Par jugement du 11 février 2019 le tribunal de commerce de Paris a :

– Rejeté la demande de la société Auchan Supermarché (anciennement dénommée société ATAC) de surseoir à statuer,

– Dit que la sommation interpellative signifiée le 21 juin 2017 est nulle et que la pièce correspondante n°4 de Monoprix est écartée des débats ;

– Dit que les publicités comparatives objet du litige présentent un caractère licite ; déboute Monoprix de sa demande allant en sens inverse ainsi que de celle en réparation associée

– Débouté Monoprix de sa demande visant à interdire la poursuite de telles campagnes publicitaires ;

– Débouté Monoprix de sa demande de constater le dénigrement de l’enseigne Monoprix résultant de ces publicités et de toute réparation à ce motif ;

– Débouté Monoprix de sa demande de constater un détournement de sa clientèle résultant de ces publicités et de toute réparation à ce motif ;

– Condamné la société Monoprix Exploitation (ou Monoprix MPX) et la société Monoprix à payer in solidum à Auchan Supermarché la somme de 10.000 euros au titre de l’article 700 CPC ;

– Ordonné l’exécution provisoire de la décision à intervenir ;

– Débouté les parties de leurs demandes autres, plus amples ou contraires ;

– Condamné in solidum la société Monoprix Exploitation (ou Monoprix MPX) et la société Monoprix aux dépens dont ceux à recouvrer par le greffe, liquidés à la somme de 100,08 € dont 16,47 € de TVA.

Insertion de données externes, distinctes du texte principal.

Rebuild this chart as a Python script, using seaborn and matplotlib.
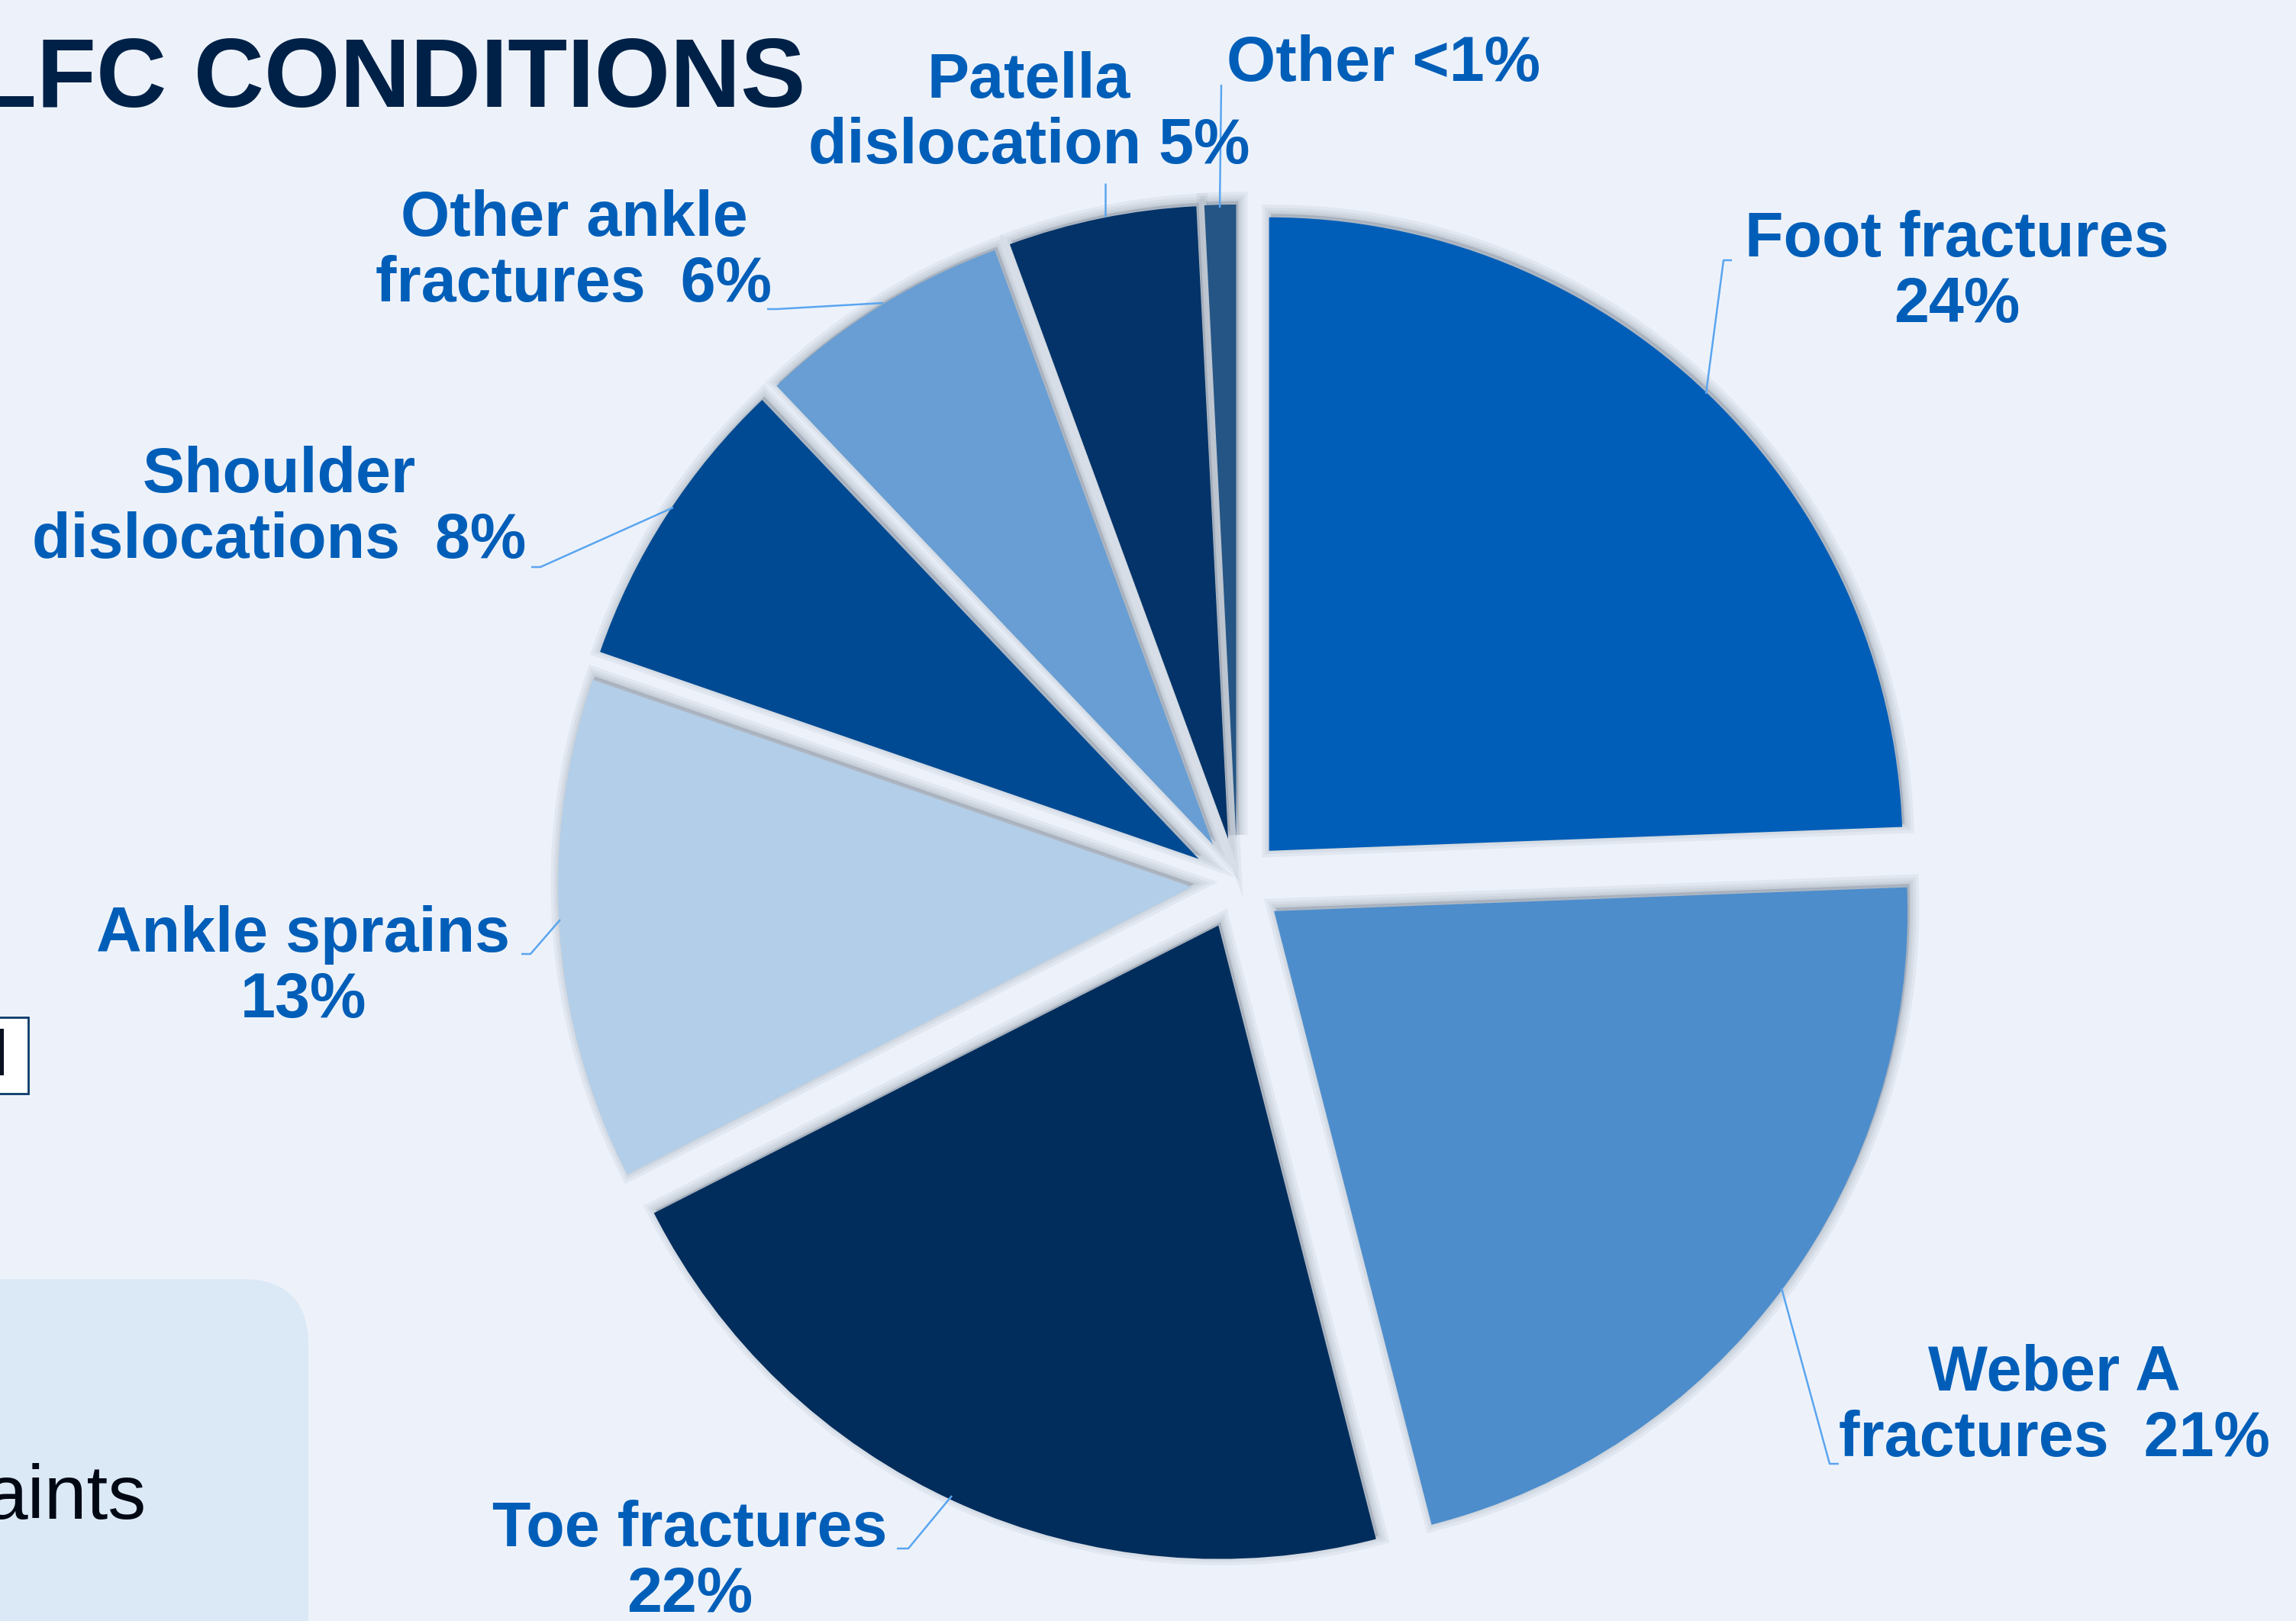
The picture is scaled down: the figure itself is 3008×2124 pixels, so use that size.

Par déclaration reçue au greffe de la cour le 5 avril 2019 les sociétés Monoprix et Monoprix Exploitation ont interjeté appel de ce jugement.

La société Auchan Supermarché a soulevé un incident devant le conseiller de la mise en état tendant au prononcé de la caducité de la déclaration d’appel du jugement du tribunal de commerce de Paris formée le 5 avril 2019, faute pour les sociétés Monoprix d’avoir remis au greffe des conclusions conformes aux dispositions des articles 908, 910-1 et 954 du code de procédure civile dans le délai requis pour conclure.

Par ordonnance du 26 mai 2020, le conseiller de la mise en état a :

– Déclaré l’appel RG n°19/07397 caduc ;

– Condamné les sociétés Monoprix et Monoprix Exploitation aux dépens d’appel’;

– Condamné les sociétés Monoprix et Monoprix Exploitation à payer à la société Auchan Supermarché une indemnité de procédure de 5 000 euros et rejette toute autre demande.

Par arrêt sur déféré du 24 février 2021, cette Cour a’:

– Infirmé l’ordonnance en toutes ses dispositions’;

– Statuant à nouveau et y ajoutant ;

– Rejeté la demande tendant à voir dire caduque la déclaration d’appel n°19/08305 du 5 avril 2019 ;

– Condamner la société Auchan Supermarché aux dépens de l’incident qui pourront être recouvrés conformément aux dispositions de l’article 699 du code de procédure civile’;

– Dit n’y avoir lieu à application de l’article 700 du code de procédure civile.

Par décision en date du 25 janvier 2022, le conseiller de la mise en état a’:

– Rejeté l’ensemble des demandes des sociétés Monoprix et Monoprix Exploitation, tendant notamment à ce qu’il soit fait injonction à Auchan Supermarché de communiquer les relevés de prix mentionnés dans ses publicités, ou à défaut de constater sa carence.

– Condamné les sociétés Monoprix et Monoprix Exploitation aux dépens de l’incident et à payer à la société Auchan Supermarché la somme globale de 1500 euros au titre de l’article 700 du code de procédure civile.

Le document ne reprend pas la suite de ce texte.